3 de setembro de 2012

"O que é a vida?", por Guerra Junqueiro

"A vida é o mal. A expressão última da vida terrestre é a vida humana, e a vida dos homens cifra-se numa batalha inexorável de apetites, num tumulto desordenado de egoísmos, que se entrechocam, rasgam, dilaceram. O Progresso, marca-o a distância que vai do salto do tigre, que é dez metros, ao curso da bala, que é de vinte quilómetros. A fera a dez passos perturba-nos. O homem, a quatro léguas, enche-nos de terror. O homem é a fera dilatada.

Nunca os abismos das ondas pariram monstro equivalente ao navio de guerra, com as escamas de aço, os intestinos de bronze, o olhar de relâmpagos, e as bocas hiantes, pavorosas, rugindo metralha, mastigando labaredas, vomitando morte.

A pata pré-histórica do atlantossáurio esmagava o rochedo. As dinamites do químico estoiram montanhas, como nozes. Se a presa do mastodonte escavacava um cedro, o canhão Krupp (1) rebenta baluartes e trincheiras. Uma víbora envenena um homem, mas um homem, sozinho, arrasa uma capital.

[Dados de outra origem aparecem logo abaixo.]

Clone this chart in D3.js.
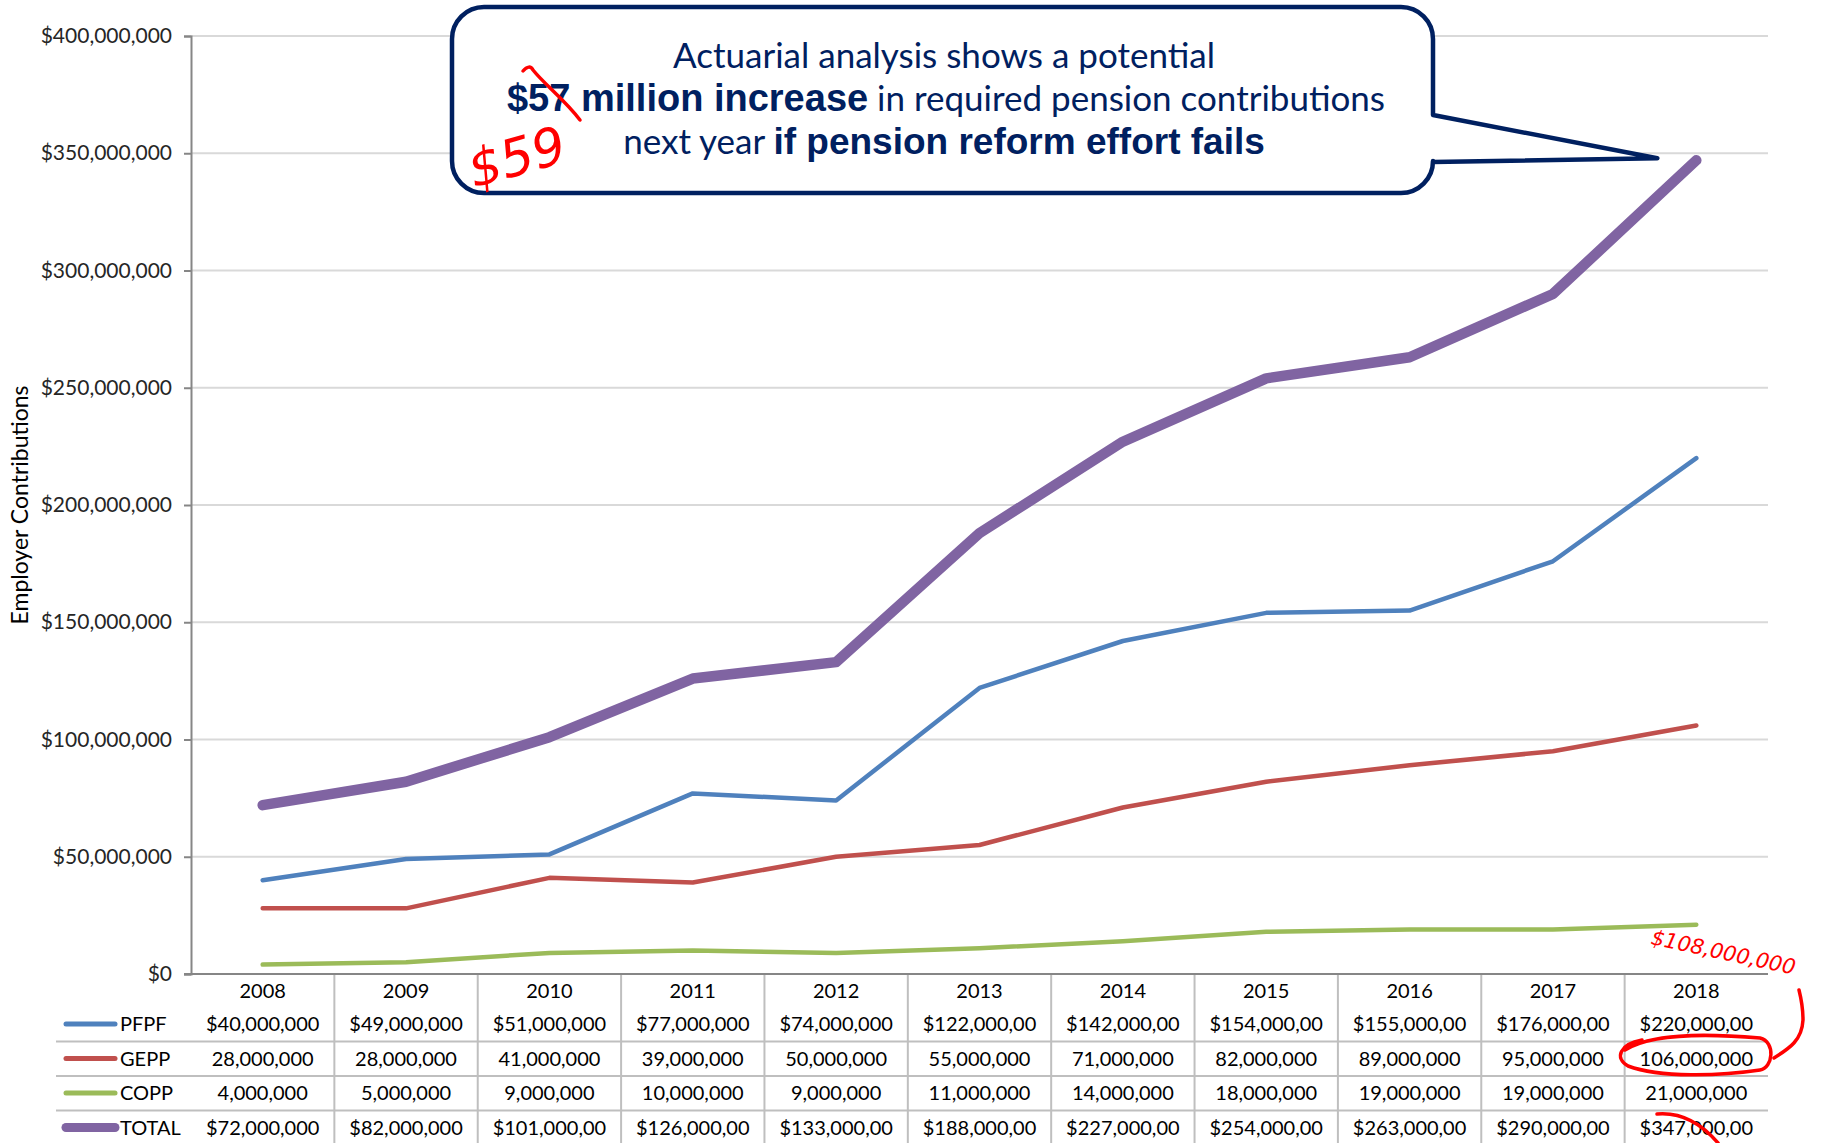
<!DOCTYPE html>
<html>
<head>
<meta charset="utf-8">
<script src="https://cdn.jsdelivr.net/npm/d3@7"></script>
<style>
  body { margin: 0; background: #fff; }
  svg { display: block; }
  .tick text { font-family: "Lato", "Liberation Sans", sans-serif; }
</style>
</head>
<body>
<svg width="1830" height="1143"></svg>
<script>
// data
const years = ['2008','2009','2010','2011','2012','2013','2014','2015','2016','2017','2018'];
const pfpf  = [40, 49, 51, 77, 74, 122, 142, 154, 155, 176, 220].map(d => d * 1e6);
const gepp  = [28, 28, 41, 39, 50, 55, 71, 82, 89, 95, 106].map(d => d * 1e6);
const copp  = [4, 5, 9, 10, 9, 11, 14, 18, 19, 19, 21].map(d => d * 1e6);
const total = [72, 82, 101, 126, 133, 188, 227, 254, 263, 290, 347].map(d => d * 1e6);
const yTicks = [0, 50, 100, 150, 200, 250, 300, 350, 400].map(d => d * 1e6);

const series = [
    {name: 'PFPF',  values: pfpf,  color: '#4f81bd', width: 4.5, dollar: true},
    {name: 'GEPP',  values: gepp,  color: '#c0504d', width: 4.5, dollar: false},
    {name: 'COPP',  values: copp,  color: '#9bbb59', width: 4.5, dollar: false},
    {name: 'TOTAL', values: total, color: '#8064a2', width: 10.5, dollar: true}
];

const svg = d3.select('svg');
const margin = {left: 191, right: 1768, top: 36, bottom: 974};
const tableFont = '"Lato", "Liberation Sans", sans-serif';

const x = d3.scaleBand().domain(years).range([margin.left, margin.right]).padding(0);
const y = d3.scaleLinear().domain([0, 400e6]).range([margin.bottom, margin.top]);
const cx = d => x(d) + x.bandwidth() / 2;

// gridlines
svg.append('g')
    .selectAll('line')
    .data(yTicks.slice(1))
    .enter().append('line')
    .attr('x1', margin.left).attr('x2', margin.right)
    .attr('y1', d => y(d)).attr('y2', d => y(d))
    .style('stroke', '#d9d9d9').style('stroke-width', 2);

// y axis
const yAxis = svg.append('g')
    .attr('transform', `translate(${margin.left},0)`)
    .call(d3.axisLeft(y).tickValues(yTicks).tickSize(7).tickPadding(12)
        .tickFormat(d => '$' + d3.format(',')(d)));
yAxis.select('.domain').style('stroke', '#868686').style('stroke-width', 2);
yAxis.selectAll('.tick line').style('stroke', '#868686').style('stroke-width', 2);
yAxis.selectAll('.tick text').style('font-size', '21px').style('fill', '#262626');

svg.append('text')
    .attr('transform', `translate(28,${(margin.top + margin.bottom) / 2}) rotate(-90)`)
    .attr('text-anchor', 'middle')
    .style('font-family', tableFont).style('font-size', '23px').style('fill', '#000')
    .text('Employer Contributions');

// data table below the axis
const rowY = [1024, 1058.5, 1093, 1127.5];
const headerY = 991;
const rowLines = [1041.5, 1076, 1110.5];

svg.append('g').selectAll('line')
    .data(rowLines)
    .enter().append('line')
    .attr('x1', 56).attr('x2', margin.right)
    .attr('y1', d => d).attr('y2', d => d)
    .style('stroke', '#bfbfbf').style('stroke-width', 2);

svg.append('g').selectAll('line')
    .data(years.slice(1))
    .enter().append('line')
    .attr('x1', d => x(d)).attr('x2', d => x(d))
    .attr('y1', margin.bottom).attr('y2', 1143)
    .style('stroke', '#bfbfbf').style('stroke-width', 2);

// x axis line
svg.append('line')
    .attr('x1', margin.left - 7).attr('x2', margin.right)
    .attr('y1', margin.bottom).attr('y2', margin.bottom)
    .style('stroke', '#868686').style('stroke-width', 2);

svg.append('g').selectAll('text')
    .data(years)
    .enter().append('text')
    .attr('x', cx).attr('y', headerY)
    .attr('dy', '0.35em')
    .attr('text-anchor', 'middle')
    .style('font-family', tableFont).style('font-size', '20px').style('fill', '#000')
    .text(d => d);

const cellMax = x.bandwidth() - 26;
series.forEach((s, i) => {
    const g = svg.append('g');
    g.append('line')
        .attr('x1', 66).attr('x2', 115)
        .attr('y1', rowY[i]).attr('y2', rowY[i])
        .style('stroke', s.color).style('stroke-width', s.name === 'TOTAL' ? 9 : 5)
        .style('stroke-linecap', 'round');
    g.append('text')
        .attr('x', 120).attr('y', rowY[i]).attr('dy', '0.35em')
        .style('font-family', tableFont).style('font-size', '20px').style('fill', '#000')
        .text(s.name);
    g.selectAll('.cell')
        .data(s.values)
        .enter().append('text')
        .attr('class', 'cell')
        .attr('x', (d, j) => cx(years[j])).attr('y', rowY[i]).attr('dy', '0.35em')
        .attr('text-anchor', 'middle')
        .style('font-family', tableFont).style('font-size', '20px').style('fill', '#000')
        .text(d => (s.dollar ? '$' : '') + d3.format(',')(d))
        .each(function () {
            // cells cut the text like the spreadsheet does
            let t = this.textContent;
            while (this.getComputedTextLength() > cellMax && t.length > 1) {
                t = t.slice(0, -1);
                this.textContent = t;
            }
        });
});

// lines
const line = d3.line().x((d, j) => cx(years[j])).y(d => y(d));
svg.append('g').selectAll('path')
    .data(series)
    .enter().append('path')
    .attr('d', d => line(d.values))
    .style('fill', 'none')
    .style('stroke', d => d.color)
    .style('stroke-width', d => d.width)
    .style('stroke-linecap', 'round')
    .style('stroke-linejoin', 'round');

// callout
const L = 452, T = 7, R = 1433, B = 193, r = 32;
const tipX = cx('2018') - 39, tipY = y(total[10]) - 2;
const callout = `M${L + r},${T} H${R - r} A${r},${r} 0 0 1 ${R},${T + r} V115 L${tipX},${tipY} L${R},162 V${B - r} A${r},${r} 0 0 1 ${R - r},${B} H${L + r} A${r},${r} 0 0 1 ${L},${B - r} V${T + r} A${r},${r} 0 0 1 ${L + r},${T} Z`;
svg.append('path')
    .attr('d', callout)
    .style('fill', '#fff').style('stroke', '#002060').style('stroke-width', 4.5)
    .style('stroke-linejoin', 'round');

const navy = '#002060';
const regFont = '"Lato", "Liberation Sans", sans-serif';
const boldFont = '"Liberation Sans Narrow", "Liberation Sans", sans-serif';
svg.append('text').attr('x', 944).attr('y', 68).attr('text-anchor', 'middle')
    .style('font-family', regFont).style('font-size', '35px').style('fill', navy)
    .text('Actuarial analysis shows a potential');
const t2 = svg.append('text').attr('x', 946).attr('y', 111).attr('text-anchor', 'middle')
    .style('fill', navy);
t2.append('tspan').style('font-family', boldFont).style('font-weight', 'bold').style('font-size', '38px')
    .text('$57 million increase');
t2.append('tspan').style('font-family', regFont).style('font-size', '35px')
    .text(' in required pension contributions');
const t3 = svg.append('text').attr('x', 944).attr('y', 154).attr('text-anchor', 'middle')
    .style('fill', navy);
t3.append('tspan').style('font-family', regFont).style('font-size', '35px').text('next year ');
t3.append('tspan').style('font-family', boldFont).style('font-weight', 'bold').style('font-size', '37px')
    .text('if pension reform effort fails');

// red hand-written notes
const red = '#ff0000';
const notes = svg.append('g').style('fill', 'none').style('stroke', red)
    .style('stroke-width', 3.5).style('stroke-linecap', 'round');
notes.append('path').attr('d', 'M523,71 C527,66 531,66 533,70 C545,85 565,100 580,120');
notes.append('path').attr('d', 'M1625,1050 C1650,1034 1700,1033 1760,1038 C1776,1042 1773,1068 1760,1070 C1720,1076 1660,1078 1628,1066 C1614,1058 1620,1044 1642,1040');
notes.append('path').attr('d', 'M1774,1058 C1790,1048 1802,1040 1803,1020 C1803,1008 1801,998 1799,990');
notes.append('path').attr('d', 'M1657,1114 C1680,1112 1700,1122 1718,1143');
svg.append('text')
    .attr('transform', 'translate(474,188) rotate(-16)')
    .style('font-family', '"DejaVu Sans", sans-serif').style('font-style', 'italic')
    .style('font-size', '52px').style('fill', red)
    .text('$59');
svg.append('text')
    .attr('transform', 'translate(1650,944) rotate(12)')
    .style('font-family', '"DejaVu Sans", sans-serif').style('font-style', 'italic')
    .style('font-size', '21px').style('fill', red)
    .text('$108,000,000');
</script>
</body>
</html>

Os grandes monstros não chegam verdadeiramente na época secundaria; aparecem na última, com o homem. Ao pé de um Napoleão, um megalossauro é uma formiga. Os lobos da velha Europa trucidam algumas dúzias de viandantes, enquanto milhões e milhões de miseráveis caem de fome e de abandono, sacrificados à soberba dos príncipes, à mentira dos padres, e à gula devoradora da burguesia cristã e democrática. O matadouro é a fórmula crua da sociedade em que vivemos. Uns nascem para rezes, outros para verdugos. Uns jantam, outros são jantados. Há criaturas lobregas, vestidas de trapos, minando montes, e criaturas esplêndidas, cobertas de ouro e de veludo, radiando ao sol. No cofre do banqueiro dormem pobrezas metalizadas. Há homens que ceiam numa noite um bairro fúnebre de mendigos. Enfeitam gargantas de cortesãs rosários de esmeraldas e diamantes, bem mais sinistros e lutuosos que rosários de crânios ao peito de selvagens.

Vivem quadrupedes em estrebarias de mármore, e agonizam párias em alfurjas infectas, roídos de vermes. A latrina de Vanderbilt custou aldeolas de miseráveis. E, visto os palácios devorarem pocilgas, todo o boulevard grandioso reclama um quartel, um cárcere e uma forca. O deus milhão não digere sem a guilhotina de sentinela. Os homens repartem o globo, como os abutres o carneiro. Maior abutre, maior quinhão. Homens que têm impérios, e homens que não têm lar.

Os pés mimosos das princesas deslizam luzentes de ouro por alfombras, e os pés vagabundos calcam, sangrando, rochedos hirtos e matagais. Bebem champagne alguns cavalos do sport, usam anéis de brilhantes alguns cães de regaço, e algumas criaturas, por falta de uma côdea, acendem fogareiros para morrer. Bendito o óxido de carbono que exala paz e esquecimento! E a natureza, insensível ao drama bárbaro do homem! Guerras, ódios, crimes, tiranias, hecatombes, desastres, iniquidades, deixam-na indiferente e inconsciente, como o rochedo imóvel, bulindo-lhe a asa de uma vespa. O clamor atroador de todas as angústias não arranca um ai da imensidade inexorável. A aurora sorri com o mesmo esplendor aos campos de batalha ou ao berço infantil, e as ervas gulosas não distinguem a podridão de Locusta (2) da podridão de Joana d’Arc. Reguem vergéis com o sangue de Iscariote (3) ou com o sangue de Cristo, e os lírios inocentes (estranha inocência!) desabrocharão, igualmente cândidos e nevados."

Notas:
1 – Krupp: família alemã proprietária de indústrias de armamento militar. Existiu um canhão de grandes proporções, testado mortiferamente na I guerra mundial, com o nome de uma mulher da família: Berta.
2 – Matrona romana (68 d. C.) de poucos escrúpulos.
3 – Judas Iscariote: um dos apóstolos, aquele que entregou, por trinta "dinheiros", Jesus Cristo aos sacerdotes judeus e, depois, os remorsos empurraram para o suicido por enforcamento.